According to the finance ministry's revenue collection projection, the government expects to mop up more than Rs 2.579 lakh crore by levying taxes on the petroleum products by the end of this fiscal.

twitter-logo Anilesh S Mahajan   New Delhi     Last Updated: May 21, 2018  | 17:43 IST
The decision to keep diesel, petrol prices high is bad economics and bad politics

A few months ago, when the government decided to not alter the tax component in diesel and petrol prices, despite the beginning of the surge in their prices; the argument of building up revenue pool made economic logic.

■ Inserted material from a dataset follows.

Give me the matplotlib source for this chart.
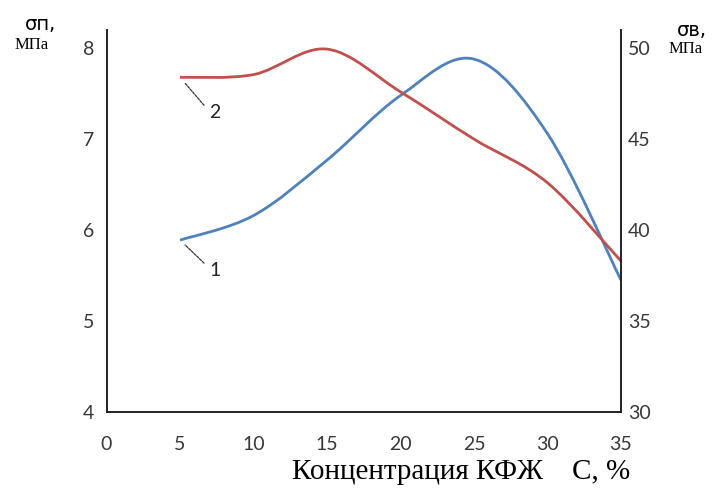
import numpy as np
import matplotlib.pyplot as plt
from matplotlib.path import Path
from matplotlib.patches import PathPatch

# concentration of КФЖ, % and strength readings
conc = [5, 10, 15, 20, 25, 30, 35]
sigma_p = [5.89, 6.16, 6.77, 7.48, 7.88, 7.06, 5.45]   # curve 1, МПа
sigma_v = [48.4, 48.55, 49.95, 47.6, 45.0, 42.6, 38.3]  # curve 2, МПа

x_ticks = [0, 5, 10, 15, 20, 25, 30, 35]
left_ticks = [4, 5, 6, 7, 8]
right_ticks = [30, 35, 40, 45, 50]

BLUE = "#4f81bd"
RED = "#c0504d"
TICK_COLOR = "#383838"

plt.rcParams["font.family"] = ["Lato", "DejaVu Sans"]


def smooth_path(x, y):
    # Catmull-Rom curve through the points, as cubic Bezier segments
    pts = np.column_stack([x, y]).astype(float)
    ext = np.vstack([pts[0], pts, pts[-1]])
    verts = [pts[0]]
    codes = [Path.MOVETO]
    for i in range(len(pts) - 1):
        p0, p1, p2, p3 = ext[i], ext[i + 1], ext[i + 2], ext[i + 3]
        verts += [p1 + (p2 - p0) / 6, p2 - (p3 - p1) / 6, p2]
        codes += [Path.CURVE4] * 3
    return Path(verts, codes)


fig = plt.figure(figsize=(7.2, 4.88), dpi=100)
ax = fig.add_axes([0.148, 0.1557, 0.7145, 0.7828])
ax2 = ax.twinx()

ax.add_patch(PathPatch(smooth_path(conc, sigma_p), fill=False, edgecolor=BLUE, lw=2.0))
ax2.add_patch(PathPatch(smooth_path(conc, sigma_v), fill=False, edgecolor=RED, lw=2.0))

ax.set_xlim(0, 35)
ax.set_ylim(4, 8.2)
ax2.set_ylim(30, 51)

ax.set_xticks(x_ticks)
ax.set_yticks(left_ticks)
ax2.set_yticks(right_ticks)

for a in (ax, ax2):
    a.spines["top"].set_visible(False)
    for s in a.spines.values():
        s.set_linewidth(1.4)
        s.set_color("#222222")
ax.spines["right"].set_visible(False)
ax2.spines["left"].set_visible(False)
ax2.spines["bottom"].set_visible(False)

ax.tick_params(axis="x", length=0, pad=17, labelsize=14, labelcolor=TICK_COLOR)
ax.tick_params(axis="y", length=0, pad=9, labelsize=14, labelcolor=TICK_COLOR)
ax2.tick_params(axis="y", length=0, pad=5, labelsize=14, labelcolor=TICK_COLOR)

ax.set_xlabel("Концентрация КФЖ    С, %", family="Liberation Serif", fontsize=21)
ax.xaxis.set_label_coords(0.69, -0.122)

# axis titles
fig.text(40 / 720, 1 - 25 / 488, "σп,", ha="center", va="center", fontsize=14, family="DejaVu Sans")
fig.text(32 / 720, 1 - 45 / 488, "МПа", ha="center", va="center", fontsize=12, family="Liberation Serif")
fig.text(692 / 720, 1 - 30 / 488, "σв,", ha="center", va="center", fontsize=14, family="DejaVu Sans")
fig.text(686 / 720, 1 - 49 / 488, "МПа", ha="center", va="center", fontsize=12, family="Liberation Serif")

# curve numbers with leader lines
leader = dict(arrowstyle="-", shrinkA=0, shrinkB=5, lw=0.9, ls=(0, (2, 1)), color="#333333")
ax.annotate("", xy=(conc[0], sigma_p[0]), xytext=(24, -23), textcoords="offset pixels", arrowprops=leader)
ax.annotate("1", xy=(conc[0], sigma_p[0]), xytext=(35, -30), textcoords="offset pixels",
            ha="center", va="center", fontsize=14, color="#222222")
ax2.annotate("", xy=(conc[0], sigma_v[0]), xytext=(24, -28), textcoords="offset pixels", arrowprops=leader)
ax2.annotate("2", xy=(conc[0], sigma_v[0]), xytext=(35, -35), textcoords="offset pixels",
             ha="center", va="center", fontsize=14, color="#222222")

fig.savefig("out.png", dpi=100)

According to the finance ministry's revenue collection projection, the government expects to mop up more than Rs 2.579 lakh crore by levying taxes on the petroleum products by the end of this fiscal. This is a massive jump from the gross revenue collection of around Rs 88,600 crore in 2013/14, in the last fiscal the collection was Rs 2.016 lakh Crore. These collections stabilised the fluctuating GST collections in the indirect tax kitty.

But now, when the international petrol and diesel prices are surging and the Indian currency is depreciating, these revenues are becoming a bone of contention. Given the circumstances, should the government hold these taxes? And is there any alternative? Also for how long can the government hold them up?

Incidentally, the general elections are due in next 11 months and the high petrol and diesel prices are already pinching the middle class. This is not only a huge voter base, but ruling BJP's maximum cadre come from this segment. The middle class bore the maximum brunt of demonetization and implementation of GST in the country, and the pricing of petroleum products is again becoming a sore point for them.

If we talk purely on economical parameters, this may help the government to get more revenues, but will also lead to a price rise. The impact could already be seen. The monetary policy team of RBI is not only refusing to reduce the interest rates, but is also cautioning their colleagues in the fiscal policy monitoring division, about impacts of inflation. Most of the economists, believe that it is much wiser to pay tax upfront than let inflation and other means squeeze this money from our pockets. The consumers of petrol and diesel are facing heavy taxation, and now it is fueling inflation as well. The higher inflation will also erode the purchase capacity of both government as well as public at large. In a way, it will reduce the value of the revenue earned. This makes the case for the dilution of taxes more stronger.

The union budget of public spending and revenues was drafted on the assumption that the crude oil prices in the international market will stabilize to $55 a barrel, along with the benign prices of petroleum products. However, the cut down of the crude oil production in the OPEC countries along with Russia, and massive collapse in Venezuela, led to the price soar. Subsequently, the US threat of sanctions on Iran added the 'fear premium' to the crude oil supplies. At the same time, the commodity prices too are regaining their upswing.

But with the rise crude price along with other commodities, the policy of keeping the prices of petrol and diesel artificially high, is inflationary. It is not only increasing the cost of transportation, but is also making manufacturing costlier. The calculations done by the Chief Economic Advisor, Arvind Subramanian in last  economic survey counted this as a big risk to the Indian economy; pointing out that every $10/barrel rise in crude prices slows growth by 0.2-0.3 percentage points and fuels WPI inflation by 1.7 per cent.

Petroleum Minister Dharmendra Pradhan's officials calculated that India might have to shell out $30 billion more to buy crude oil at the same quantity. In the last fiscal, in 2017/18, India spent $87.72 billion to buy oil from the international market, making it the bulkiest item on the country's import bill of $417.57 billion. Last fiscal, India imported 213.9 million tonnes (MT) of crude last fiscal, about 78 per cent of its demand. The last year's trade deficit was $13.7 billion. This is also creating pressure on the depreciating currency. On February 1, this year, one would have required Rs 63.90 to buy a dollar bill, whereas, on May 21, the price went on to Rs 68.05 to buy the same dollar bill.

The unrest among the urban voters is obvious, who are paying through their nose to buy these fuels. Is there a sound economic reason to continue with the higher oil prices? The answer is no. The top league in the ruling BJP believes that their vote bank has shifted from the massive middle class to poor and dalits, and therefore the public spending will be better vote churner. But they are forgetting that the inflation could hit them worse. The ball is finally in PM Narendra Modi's court.